• [Required work]: Return each line containing "this".
====== Listed entries
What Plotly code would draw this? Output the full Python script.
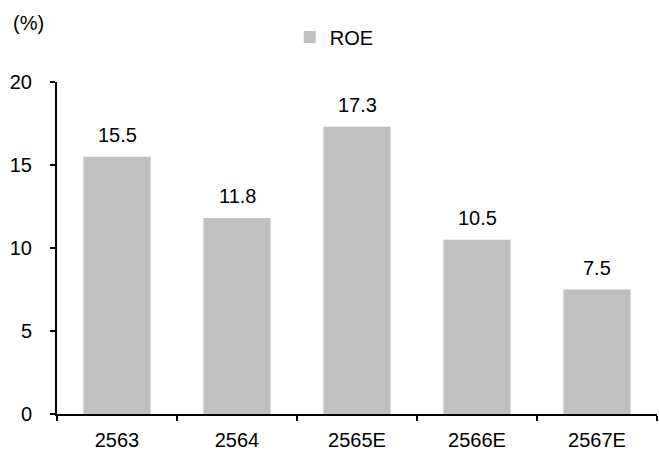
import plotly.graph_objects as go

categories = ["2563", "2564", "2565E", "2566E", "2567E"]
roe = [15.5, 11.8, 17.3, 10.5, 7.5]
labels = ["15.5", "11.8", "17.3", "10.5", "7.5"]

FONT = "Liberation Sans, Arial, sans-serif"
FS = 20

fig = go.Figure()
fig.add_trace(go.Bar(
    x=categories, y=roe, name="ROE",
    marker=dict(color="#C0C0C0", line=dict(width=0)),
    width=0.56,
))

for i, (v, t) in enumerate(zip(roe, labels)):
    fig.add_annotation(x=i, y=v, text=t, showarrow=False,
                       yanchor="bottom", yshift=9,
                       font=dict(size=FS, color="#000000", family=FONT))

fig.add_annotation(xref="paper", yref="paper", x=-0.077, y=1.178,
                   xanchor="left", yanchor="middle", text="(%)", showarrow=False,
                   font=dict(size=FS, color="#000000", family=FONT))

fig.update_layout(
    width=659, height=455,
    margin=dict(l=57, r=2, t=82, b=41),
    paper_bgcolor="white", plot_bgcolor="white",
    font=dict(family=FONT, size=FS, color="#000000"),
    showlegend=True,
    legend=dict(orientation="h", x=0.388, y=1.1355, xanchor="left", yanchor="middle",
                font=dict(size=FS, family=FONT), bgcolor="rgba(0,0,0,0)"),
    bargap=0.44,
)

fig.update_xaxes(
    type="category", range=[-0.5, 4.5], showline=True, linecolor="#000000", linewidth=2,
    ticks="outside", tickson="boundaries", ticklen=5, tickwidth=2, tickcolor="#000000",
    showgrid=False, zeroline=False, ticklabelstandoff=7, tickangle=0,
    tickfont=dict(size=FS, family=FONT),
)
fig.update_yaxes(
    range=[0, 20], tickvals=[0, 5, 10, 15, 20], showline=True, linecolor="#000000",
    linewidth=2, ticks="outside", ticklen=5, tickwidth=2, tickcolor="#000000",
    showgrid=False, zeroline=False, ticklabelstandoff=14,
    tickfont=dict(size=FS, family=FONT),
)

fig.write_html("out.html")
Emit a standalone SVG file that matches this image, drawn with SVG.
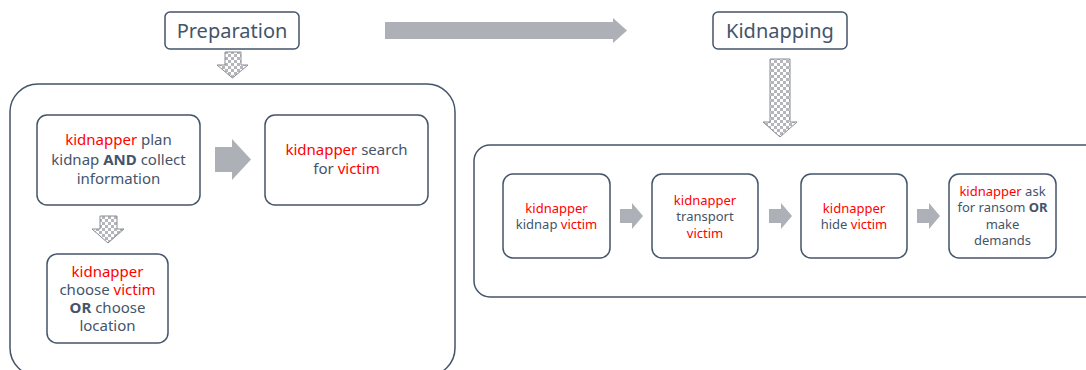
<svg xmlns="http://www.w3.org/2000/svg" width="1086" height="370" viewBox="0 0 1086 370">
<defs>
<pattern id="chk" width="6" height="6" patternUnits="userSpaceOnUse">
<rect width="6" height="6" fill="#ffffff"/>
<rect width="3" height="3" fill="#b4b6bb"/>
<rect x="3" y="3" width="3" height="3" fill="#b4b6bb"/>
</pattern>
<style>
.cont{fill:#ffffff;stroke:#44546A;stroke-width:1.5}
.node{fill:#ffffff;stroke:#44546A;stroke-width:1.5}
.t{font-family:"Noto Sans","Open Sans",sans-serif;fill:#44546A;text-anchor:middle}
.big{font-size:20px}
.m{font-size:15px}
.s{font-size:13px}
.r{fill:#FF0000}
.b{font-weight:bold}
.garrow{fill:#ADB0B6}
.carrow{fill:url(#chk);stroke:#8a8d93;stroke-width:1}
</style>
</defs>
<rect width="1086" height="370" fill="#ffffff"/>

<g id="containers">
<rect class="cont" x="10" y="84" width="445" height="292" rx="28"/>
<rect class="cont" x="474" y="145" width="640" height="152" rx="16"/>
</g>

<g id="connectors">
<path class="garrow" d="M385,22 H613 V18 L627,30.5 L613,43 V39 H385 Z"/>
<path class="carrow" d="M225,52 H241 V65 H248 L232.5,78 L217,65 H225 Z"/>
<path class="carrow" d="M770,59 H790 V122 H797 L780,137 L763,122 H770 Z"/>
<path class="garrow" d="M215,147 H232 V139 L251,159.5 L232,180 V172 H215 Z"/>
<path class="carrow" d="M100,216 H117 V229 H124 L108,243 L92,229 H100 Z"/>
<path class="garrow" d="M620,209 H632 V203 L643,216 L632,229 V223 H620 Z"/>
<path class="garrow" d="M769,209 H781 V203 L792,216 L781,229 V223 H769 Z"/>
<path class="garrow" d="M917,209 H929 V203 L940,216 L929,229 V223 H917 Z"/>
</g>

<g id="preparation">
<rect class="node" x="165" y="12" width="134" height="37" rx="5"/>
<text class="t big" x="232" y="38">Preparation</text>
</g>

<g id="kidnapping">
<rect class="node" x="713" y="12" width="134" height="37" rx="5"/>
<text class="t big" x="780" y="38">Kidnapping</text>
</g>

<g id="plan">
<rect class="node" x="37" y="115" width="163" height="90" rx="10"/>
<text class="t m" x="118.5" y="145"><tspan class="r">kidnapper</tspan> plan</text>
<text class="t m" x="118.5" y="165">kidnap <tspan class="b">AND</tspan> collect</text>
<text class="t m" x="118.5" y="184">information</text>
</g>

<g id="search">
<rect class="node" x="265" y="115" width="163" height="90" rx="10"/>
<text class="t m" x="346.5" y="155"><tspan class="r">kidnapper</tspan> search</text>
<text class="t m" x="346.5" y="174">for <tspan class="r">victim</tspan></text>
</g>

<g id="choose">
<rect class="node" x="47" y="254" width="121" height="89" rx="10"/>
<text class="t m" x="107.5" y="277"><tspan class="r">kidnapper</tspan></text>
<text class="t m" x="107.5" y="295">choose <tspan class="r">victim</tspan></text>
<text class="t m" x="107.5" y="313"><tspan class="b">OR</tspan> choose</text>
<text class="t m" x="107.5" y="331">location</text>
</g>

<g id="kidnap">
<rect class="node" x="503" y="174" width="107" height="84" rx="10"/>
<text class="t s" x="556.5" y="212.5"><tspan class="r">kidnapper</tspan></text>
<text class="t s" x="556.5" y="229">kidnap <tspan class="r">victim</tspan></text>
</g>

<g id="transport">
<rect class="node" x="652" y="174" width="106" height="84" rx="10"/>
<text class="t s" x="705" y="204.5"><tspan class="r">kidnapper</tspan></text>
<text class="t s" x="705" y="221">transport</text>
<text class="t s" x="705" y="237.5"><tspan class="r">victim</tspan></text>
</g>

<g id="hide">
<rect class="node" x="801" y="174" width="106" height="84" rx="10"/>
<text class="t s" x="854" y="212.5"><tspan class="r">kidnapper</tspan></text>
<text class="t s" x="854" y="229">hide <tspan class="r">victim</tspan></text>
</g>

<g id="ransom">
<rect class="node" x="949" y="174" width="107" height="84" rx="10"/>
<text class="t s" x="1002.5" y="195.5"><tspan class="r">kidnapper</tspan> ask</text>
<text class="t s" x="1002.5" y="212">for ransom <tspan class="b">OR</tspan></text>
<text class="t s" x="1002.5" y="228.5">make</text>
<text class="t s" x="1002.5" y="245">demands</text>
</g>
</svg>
============
• [Final answer]:
What Plotly code would draw this? Output the full Python script.
Emit a standalone SVG file that matches this image, drawn with SVG.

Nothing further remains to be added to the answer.